I have no idea where to start

Okay, so what subject should I start with? The hot, humid weather and my overcooked hormone casserole, or another skunk story?
How about a descriptor of when I pulled raisins out of the baby’s nostril, or how stupid I felt when I drove “Big John” into the creek.
Or maybe some excerpts from my long-winded conversation with an ancient air compressor I recently tried to haul across my yard against its will.
I have no idea where to start. There’s no idea famine here in my neck of the woods and I presently concur, as the famous slogan for Morton Salt so smartly suggests, “When it rains, it pours.”
For starters, I’m still recovering from two adventures involving multiples of grandchildren under the age of six.
Clearly I’ve forgotten how much work it is to be the only supervising adult amongst the scamper and scurry of little people. All I can say is that unleashing my wee kin in the toy department is like a game of billiards—they scatter like the break shot after the eight ball and burst out in all directions.
I’m loathe to admit that only the bribe to get French fries was what reeled all of them back in.
And because I couldn’t manage to keep them all sitting down at the restaurant, I decided to place the little sprites in twos and threes in shopping carts and cruise the store aisles with them relatively sequestered as they munched on their tasty treat.
All was well until a little voice belonging to a two-year-old, who also was holding the paper bag that contained my French fries, said,” I think I’m gonna throw up,” opened said bag, and barfed inside.
That was the first adventure.
The second one was the race, while pushing one cart and pulling the other, to find a garbage can before the bottom fell out of the wet paper bag.
Running through that store with five kids in carts and a bag of barf was a cartoon strip right out of “For Better or Worse.” I was Elly Patterson, my eyes as big as saucers, and the look on my face was pure dread.
But I made it.
In contrast, a recent road trip to Winnipeg with my grandson, Adam, his one-year-old brother, Charlie, and (thankfully) their mother, has proven beyond a shadow of a doubt that I have no idea where to start when trying to explain to a five-year-old just how long it’s going take it get to the big city.
As we left Fort Frances, Adam was buckled in the back seat of the car with a Nintendo DS, an iPod, earphones, and a yummy little package of doughnut holes from the local bakery which he was not to show to his baby brother, who was not allowed to have any.
“I’m bored,” he said, as we cruised through Devlin.
“Is this Winnipeg?” he asked.

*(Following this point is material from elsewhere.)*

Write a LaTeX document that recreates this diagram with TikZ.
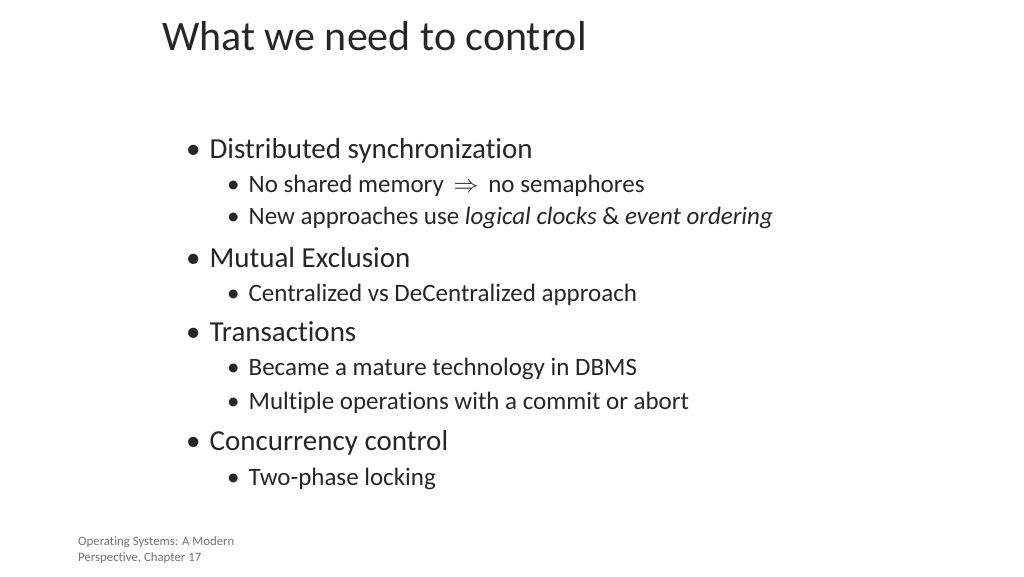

We were at Emo.
And then Charlie spotted the doughnuts.
Four hours later, we’d reached the big city and Charlie had quit crying and fallen asleep about five minutes before we parked at the mall. Thank goodness for umbrella strollers and sippy cups, both of which soothed the unhappy toddler as we traveled the mall.
Adam, on the other hand, was keen to explore the wonderful wide world of retail. He had both arms outstretched as we went down the store aisles and his fingers, like magnets, drew everything off the shelves for a solid mile.
I glanced away once from the little Tasmanian Devil and when I turned back around, he was holding the lid from a china teapot—the sales tag dangling and twirling from a little string on the knob top. It read $549.00.
I wanted to throw down a black portable hole and jump in. Fortunately, I managed to rescue the teapot and save my life savings while suppressing my urge to drag the poor child like a rag doll out of the store.
We steered clear of anything fragile and headed for the escalator in the middle of the mall. Adam had never seen, nor been on, such a machine before.
I thought it was my chance to show him something really neat, until three-quarters of the way up the magic staircase, my imagination got the best of me as I pictured his flip flop sandal sliding under the revolving step at the top and sucking the poor child in with it like a scene from a Bugs Bunny cartoon.
But I held myself back and let him step off on his own. He glanced up at me with that wide-eyed, wonderful, all-encompassing smile and said, “Wow! That was so cool, Granny! Can we do it again?”
Those rides up and down the escalator that afternoon were so much fun—and to explain in words how much I felt like a kid again—well, I have no idea where to start.